··· Dataset extract
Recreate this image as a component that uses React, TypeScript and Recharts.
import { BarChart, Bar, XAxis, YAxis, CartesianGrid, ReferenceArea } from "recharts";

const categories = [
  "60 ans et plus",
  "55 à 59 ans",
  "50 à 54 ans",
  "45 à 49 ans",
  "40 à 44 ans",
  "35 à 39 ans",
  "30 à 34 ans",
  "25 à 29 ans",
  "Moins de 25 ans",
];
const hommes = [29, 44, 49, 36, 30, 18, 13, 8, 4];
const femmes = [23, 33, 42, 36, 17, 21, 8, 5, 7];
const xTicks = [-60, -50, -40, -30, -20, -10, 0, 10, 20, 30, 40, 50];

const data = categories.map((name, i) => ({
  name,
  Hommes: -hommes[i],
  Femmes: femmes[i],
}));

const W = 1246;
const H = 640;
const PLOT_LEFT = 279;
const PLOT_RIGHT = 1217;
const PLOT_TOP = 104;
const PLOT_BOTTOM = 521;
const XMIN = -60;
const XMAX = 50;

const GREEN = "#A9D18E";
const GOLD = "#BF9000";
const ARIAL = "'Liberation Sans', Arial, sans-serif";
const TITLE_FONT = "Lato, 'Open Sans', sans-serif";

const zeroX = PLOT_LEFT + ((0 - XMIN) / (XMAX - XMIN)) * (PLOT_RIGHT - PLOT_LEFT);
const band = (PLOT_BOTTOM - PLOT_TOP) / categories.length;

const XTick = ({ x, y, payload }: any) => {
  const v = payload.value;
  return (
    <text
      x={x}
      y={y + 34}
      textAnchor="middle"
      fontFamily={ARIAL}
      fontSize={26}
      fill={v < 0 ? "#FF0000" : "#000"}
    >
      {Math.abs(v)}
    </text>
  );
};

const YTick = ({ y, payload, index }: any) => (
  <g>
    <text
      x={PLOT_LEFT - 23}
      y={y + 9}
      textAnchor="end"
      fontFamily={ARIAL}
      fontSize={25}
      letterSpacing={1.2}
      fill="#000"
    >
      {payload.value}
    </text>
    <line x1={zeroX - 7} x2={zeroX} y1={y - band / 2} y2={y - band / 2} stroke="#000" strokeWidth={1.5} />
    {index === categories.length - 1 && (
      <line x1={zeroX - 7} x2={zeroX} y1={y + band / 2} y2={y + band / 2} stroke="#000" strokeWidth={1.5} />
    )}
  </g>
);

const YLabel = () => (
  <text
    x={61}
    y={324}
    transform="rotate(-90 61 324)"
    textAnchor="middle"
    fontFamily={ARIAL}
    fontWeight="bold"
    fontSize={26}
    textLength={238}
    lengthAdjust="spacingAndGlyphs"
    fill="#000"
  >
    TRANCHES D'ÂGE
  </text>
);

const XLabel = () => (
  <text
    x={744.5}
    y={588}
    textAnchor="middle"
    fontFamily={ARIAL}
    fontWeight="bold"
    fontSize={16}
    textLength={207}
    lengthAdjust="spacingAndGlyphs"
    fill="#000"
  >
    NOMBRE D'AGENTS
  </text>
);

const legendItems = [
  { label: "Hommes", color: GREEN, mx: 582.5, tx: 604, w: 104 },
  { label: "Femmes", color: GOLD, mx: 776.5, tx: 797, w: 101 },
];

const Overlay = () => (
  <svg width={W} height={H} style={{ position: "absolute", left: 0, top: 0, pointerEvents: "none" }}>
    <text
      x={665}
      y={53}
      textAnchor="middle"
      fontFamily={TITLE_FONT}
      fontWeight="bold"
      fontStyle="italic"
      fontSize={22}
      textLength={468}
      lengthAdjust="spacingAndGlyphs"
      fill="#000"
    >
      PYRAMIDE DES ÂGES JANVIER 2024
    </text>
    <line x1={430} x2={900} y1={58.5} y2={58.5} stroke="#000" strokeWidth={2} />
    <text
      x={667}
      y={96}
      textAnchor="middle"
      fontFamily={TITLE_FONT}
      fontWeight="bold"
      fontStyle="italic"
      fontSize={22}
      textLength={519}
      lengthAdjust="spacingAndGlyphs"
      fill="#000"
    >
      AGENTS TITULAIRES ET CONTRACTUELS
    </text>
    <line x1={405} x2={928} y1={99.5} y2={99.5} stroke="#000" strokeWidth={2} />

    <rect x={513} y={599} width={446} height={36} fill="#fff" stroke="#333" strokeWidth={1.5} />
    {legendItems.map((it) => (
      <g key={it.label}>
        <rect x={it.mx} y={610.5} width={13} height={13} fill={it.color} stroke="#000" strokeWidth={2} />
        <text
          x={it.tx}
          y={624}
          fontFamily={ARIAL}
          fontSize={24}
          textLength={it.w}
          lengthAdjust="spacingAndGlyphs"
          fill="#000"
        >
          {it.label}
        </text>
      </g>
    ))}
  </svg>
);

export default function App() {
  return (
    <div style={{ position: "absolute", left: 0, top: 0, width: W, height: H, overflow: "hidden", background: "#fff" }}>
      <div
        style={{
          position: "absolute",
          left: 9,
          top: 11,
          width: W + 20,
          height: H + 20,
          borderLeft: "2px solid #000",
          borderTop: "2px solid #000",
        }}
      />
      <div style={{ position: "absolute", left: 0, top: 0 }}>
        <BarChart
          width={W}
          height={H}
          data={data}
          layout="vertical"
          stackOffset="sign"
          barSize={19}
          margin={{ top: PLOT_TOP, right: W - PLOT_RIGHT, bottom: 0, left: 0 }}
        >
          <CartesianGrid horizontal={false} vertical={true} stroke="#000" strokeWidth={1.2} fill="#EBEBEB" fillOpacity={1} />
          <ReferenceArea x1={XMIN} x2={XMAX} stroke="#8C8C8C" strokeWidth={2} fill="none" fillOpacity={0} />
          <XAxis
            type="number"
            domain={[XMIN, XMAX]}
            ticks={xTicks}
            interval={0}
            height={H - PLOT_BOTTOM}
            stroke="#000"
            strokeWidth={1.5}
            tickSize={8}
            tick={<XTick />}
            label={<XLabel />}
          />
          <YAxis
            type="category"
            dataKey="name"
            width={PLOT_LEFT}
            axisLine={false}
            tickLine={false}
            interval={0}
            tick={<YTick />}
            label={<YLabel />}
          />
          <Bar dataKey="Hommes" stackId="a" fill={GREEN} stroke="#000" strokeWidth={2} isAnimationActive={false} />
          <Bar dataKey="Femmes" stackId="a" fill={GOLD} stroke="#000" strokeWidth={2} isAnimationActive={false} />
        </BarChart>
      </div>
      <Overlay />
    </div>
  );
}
······
(Exercise): Type out the material again exactly as presented.

(Correct output):
Recreate this image as a component that uses React, TypeScript and Recharts.
import { BarChart, Bar, XAxis, YAxis, CartesianGrid, ReferenceArea } from "recharts";

const categories = [
  "60 ans et plus",
  "55 à 59 ans",
  "50 à 54 ans",
  "45 à 49 ans",
  "40 à 44 ans",
  "35 à 39 ans",
  "30 à 34 ans",
  "25 à 29 ans",
  "Moins de 25 ans",
];
const hommes = [29, 44, 49, 36, 30, 18, 13, 8, 4];
const femmes = [23, 33, 42, 36, 17, 21, 8, 5, 7];
const xTicks = [-60, -50, -40, -30, -20, -10, 0, 10, 20, 30, 40, 50];

const data = categories.map((name, i) => ({
  name,
  Hommes: -hommes[i],
  Femmes: femmes[i],
}));

const W = 1246;
const H = 640;
const PLOT_LEFT = 279;
const PLOT_RIGHT = 1217;
const PLOT_TOP = 104;
const PLOT_BOTTOM = 521;
const XMIN = -60;
const XMAX = 50;

const GREEN = "#A9D18E";
const GOLD = "#BF9000";
const ARIAL = "'Liberation Sans', Arial, sans-serif";
const TITLE_FONT = "Lato, 'Open Sans', sans-serif";

const zeroX = PLOT_LEFT + ((0 - XMIN) / (XMAX - XMIN)) * (PLOT_RIGHT - PLOT_LEFT);
const band = (PLOT_BOTTOM - PLOT_TOP) / categories.length;

const XTick = ({ x, y, payload }: any) => {
  const v = payload.value;
  return (
    <text
      x={x}
      y={y + 34}
      textAnchor="middle"
      fontFamily={ARIAL}
      fontSize={26}
      fill={v < 0 ? "#FF0000" : "#000"}
    >
      {Math.abs(v)}
    </text>
  );
};

const YTick = ({ y, payload, index }: any) => (
  <g>
    <text
      x={PLOT_LEFT - 23}
      y={y + 9}
      textAnchor="end"
      fontFamily={ARIAL}
      fontSize={25}
      letterSpacing={1.2}
      fill="#000"
    >
      {payload.value}
    </text>
    <line x1={zeroX - 7} x2={zeroX} y1={y - band / 2} y2={y - band / 2} stroke="#000" strokeWidth={1.5} />
    {index === categories.length - 1 && (
      <line x1={zeroX - 7} x2={zeroX} y1={y + band / 2} y2={y + band / 2} stroke="#000" strokeWidth={1.5} />
    )}
  </g>
);

const YLabel = () => (
  <text
    x={61}
    y={324}
    transform="rotate(-90 61 324)"
    textAnchor="middle"
    fontFamily={ARIAL}
    fontWeight="bold"
    fontSize={26}
    textLength={238}
    lengthAdjust="spacingAndGlyphs"
    fill="#000"
  >
    TRANCHES D'ÂGE
  </text>
);

const XLabel = () => (
  <text
    x={744.5}
    y={588}
    textAnchor="middle"
    fontFamily={ARIAL}
    fontWeight="bold"
    fontSize={16}
    textLength={207}
    lengthAdjust="spacingAndGlyphs"
    fill="#000"
  >
    NOMBRE D'AGENTS
  </text>
);

const legendItems = [
  { label: "Hommes", color: GREEN, mx: 582.5, tx: 604, w: 104 },
  { label: "Femmes", color: GOLD, mx: 776.5, tx: 797, w: 101 },
];

const Overlay = () => (
  <svg width={W} height={H} style={{ position: "absolute", left: 0, top: 0, pointerEvents: "none" }}>
    <text
      x={665}
      y={53}
      textAnchor="middle"
      fontFamily={TITLE_FONT}
      fontWeight="bold"
      fontStyle="italic"
      fontSize={22}
      textLength={468}
      lengthAdjust="spacingAndGlyphs"
      fill="#000"
    >
      PYRAMIDE DES ÂGES JANVIER 2024
    </text>
    <line x1={430} x2={900} y1={58.5} y2={58.5} stroke="#000" strokeWidth={2} />
    <text
      x={667}
      y={96}
      textAnchor="middle"
      fontFamily={TITLE_FONT}
      fontWeight="bold"
      fontStyle="italic"
      fontSize={22}
      textLength={519}
      lengthAdjust="spacingAndGlyphs"
      fill="#000"
    >
      AGENTS TITULAIRES ET CONTRACTUELS
    </text>
    <line x1={405} x2={928} y1={99.5} y2={99.5} stroke="#000" strokeWidth={2} />

    <rect x={513} y={599} width={446} height={36} fill="#fff" stroke="#333" strokeWidth={1.5} />
    {legendItems.map((it) => (
      <g key={it.label}>
        <rect x={it.mx} y={610.5} width={13} height={13} fill={it.color} stroke="#000" strokeWidth={2} />
        <text
          x={it.tx}
          y={624}
          fontFamily={ARIAL}
          fontSize={24}
          textLength={it.w}
          lengthAdjust="spacingAndGlyphs"
          fill="#000"
        >
          {it.label}
        </text>
      </g>
    ))}
  </svg>
);

export default function App() {
  return (
    <div style={{ position: "absolute", left: 0, top: 0, width: W, height: H, overflow: "hidden", background: "#fff" }}>
      <div
        style={{
          position: "absolute",
          left: 9,
          top: 11,
          width: W + 20,
          height: H + 20,
          borderLeft: "2px solid #000",
          borderTop: "2px solid #000",
        }}
      />
      <div style={{ position: "absolute", left: 0, top: 0 }}>
        <BarChart
          width={W}
          height={H}
          data={data}
          layout="vertical"
          stackOffset="sign"
          barSize={19}
          margin={{ top: PLOT_TOP, right: W - PLOT_RIGHT, bottom: 0, left: 0 }}
        >
          <CartesianGrid horizontal={false} vertical={true} stroke="#000" strokeWidth={1.2} fill="#EBEBEB" fillOpacity={1} />
          <ReferenceArea x1={XMIN} x2={XMAX} stroke="#8C8C8C" strokeWidth={2} fill="none" fillOpacity={0} />
          <XAxis
            type="number"
            domain={[XMIN, XMAX]}
            ticks={xTicks}
            interval={0}
            height={H - PLOT_BOTTOM}
            stroke="#000"
            strokeWidth={1.5}
            tickSize={8}
            tick={<XTick />}
            label={<XLabel />}
          />
          <YAxis
            type="category"
            dataKey="name"
            width={PLOT_LEFT}
            axisLine={false}
            tickLine={false}
            interval={0}
            tick={<YTick />}
            label={<YLabel />}
          />
          <Bar dataKey="Hommes" stackId="a" fill={GREEN} stroke="#000" strokeWidth={2} isAnimationActive={false} />
          <Bar dataKey="Femmes" stackId="a" fill={GOLD} stroke="#000" strokeWidth={2} isAnimationActive={false} />
        </BarChart>
      </div>
      <Overlay />
    </div>
  );
}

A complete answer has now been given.